I don’t claim this list is exclusive, but I can’t think of any others. Every form of cognition seems to fall into one of these categories. Yet all forms of AI currently in practical use – neural nets, decision trees, etc. rely on pattern recognition alone. We simply don’t understand the other modes of cognition well enough to formalize them into algorithms.
We don’t even know if they can be formalized into algorithms! It’s possible – though by no means proven – that they might lie outside what Turing Machines can do. The reverse also may be possible – these forms of cognition might boil down in their fundamental elements to a single form of cognition expressible formally, for example as Turing Machine instructions. If so, the fact that we perceive them as different would be a mental illusion.
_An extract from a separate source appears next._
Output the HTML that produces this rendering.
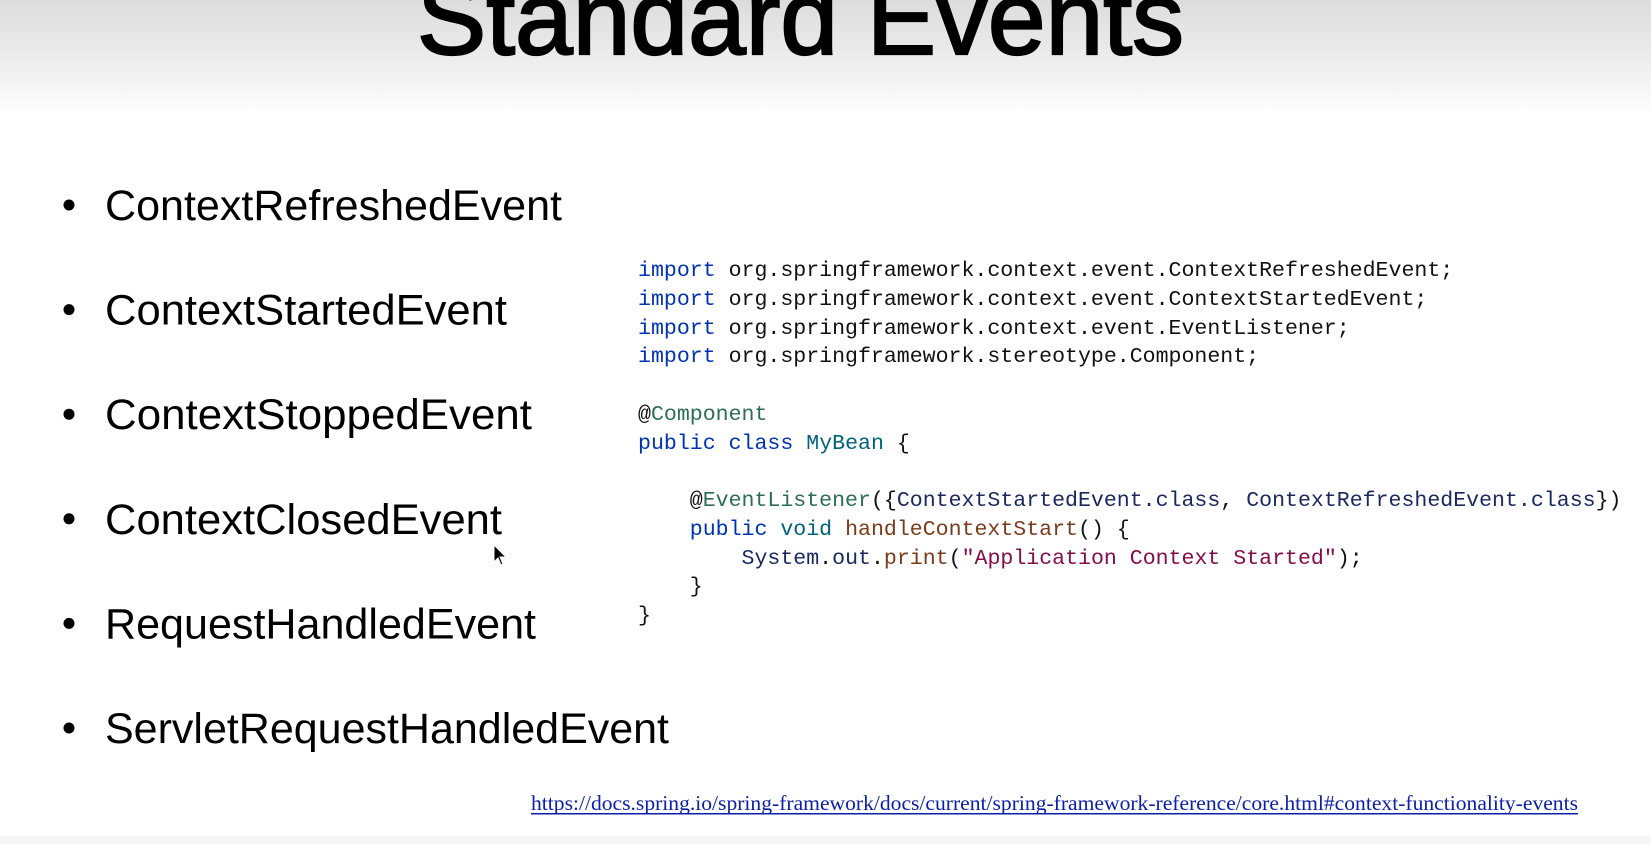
<!DOCTYPE html>
<html><head><meta charset="utf-8"><style>
html,body{margin:0;padding:0}
body{width:1651px;height:844px;position:relative;overflow:hidden;background:#fff;font-family:"Liberation Sans",Arial,sans-serif}
.grad{position:absolute;left:0;top:0;width:1651px;height:115px;background:linear-gradient(#dcdcdc,#f3f3f3 70%,#fff)}
.bot{position:absolute;left:0;top:836px;width:1651px;height:8px;background:#f6f6f6}
svg{position:absolute;left:0;top:0}
pre{position:absolute;left:638px;top:257px;margin:0;font-family:"Liberation Mono",monospace;font-size:21.57px;line-height:28.75px;color:#111}
.k{color:#0033b3}.g{color:#2b6f52}.t{color:#00627a}.n{color:#1b2860}.m{color:#7a3b1a}.s{color:#850c4a}
</style></head><body>
<div class="grad"></div>
<div class="bot"></div>
<svg width="1651" height="844" viewBox="0 0 1651 844">
<text x="417" y="54" font-family="Liberation Sans" font-size="104" textLength="767" lengthAdjust="spacingAndGlyphs" fill="#000" stroke="#000" stroke-width="2.2">Standard Events</text>
<g font-family="Liberation Sans" font-size="43" fill="#000">
<circle cx="69" cy="205" r="5.5"/><text x="105" y="220" textLength="457" lengthAdjust="spacingAndGlyphs">ContextRefreshedEvent</text>
<circle cx="69" cy="309.6" r="5.5"/><text x="105" y="324.6" textLength="402" lengthAdjust="spacingAndGlyphs">ContextStartedEvent</text>
<circle cx="69" cy="414.2" r="5.5"/><text x="105" y="429.2" textLength="427" lengthAdjust="spacingAndGlyphs">ContextStoppedEvent</text>
<circle cx="69" cy="518.8" r="5.5"/><text x="105" y="533.8" textLength="397" lengthAdjust="spacingAndGlyphs">ContextClosedEvent</text>
<circle cx="69" cy="623.4" r="5.5"/><text x="105" y="638.4" textLength="431" lengthAdjust="spacingAndGlyphs">RequestHandledEvent</text>
<circle cx="69" cy="728" r="5.5"/><text x="105" y="743" textLength="564" lengthAdjust="spacingAndGlyphs">ServletRequestHandledEvent</text>
</g>
<text x="531" y="810" font-family="Liberation Serif" font-size="21" fill="#0b1fa8" textLength="1047" lengthAdjust="spacingAndGlyphs">https://docs.spring.io/spring-framework/docs/current/spring-framework-reference/core.html#context-functionality-events</text>
<rect x="531" y="813" width="1047" height="1.5" fill="#0b1fa8"/>
<path d="M494 545 L494 562 L498 558 L501 565 L503 564 L500 557 L506 557 Z" fill="#000" stroke="#fff" stroke-width="1"/>
</svg>
<pre><span class="k">import</span> org.springframework.context.event.ContextRefreshedEvent;
<span class="k">import</span> org.springframework.context.event.ContextStartedEvent;
<span class="k">import</span> org.springframework.context.event.EventListener;
<span class="k">import</span> org.springframework.stereotype.Component;

@<span class="g">Component</span>
<span class="k">public</span> <span class="k">class</span> <span class="t">MyBean</span> {

    @<span class="g">EventListener</span>({<span class="n">ContextStartedEvent.class</span>, <span class="n">ContextRefreshedEvent.class</span>})
    <span class="k">public</span> <span class="t">void</span> <span class="m">handleContextStart</span>() {
        <span class="n">System</span>.<span class="n">out</span>.<span class="m">print</span>(<span class="s">"Application Context Started"</span>);
    }
}</pre>
</body></html>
Either way, the fact remains that we don’t understand these other forms of cognition well enough to formalize into algorithms. Thus, all forms of AI are essentially based on pattern recognition.
Combining these forms of cognition is extremely powerful. A toddler learns to identify cats with only a handful of examples, yet Googe’s best image recognition AI requires millions. By combining spatial intuition with causal understanding and pattern recognition, the toddler learns much more quickly. Relying on pattern recognition alone severely handicaps AI in two critical ways:
- It learns slower, requiring orders of magnitude more training examples.
- Properly trained AI can out-perform humans on specific tasks, yet still performs poorly on tasks that are open-ended or outside its training.
A human toddler is still light-years ahead of AI. Will we find a way to make AI better despite these limitations? Will we break through these limitations – find a way to formalize other modes of cognition into algorithms?
These questions and the topics of human cognition, AI, and Turing Machines intrigue me.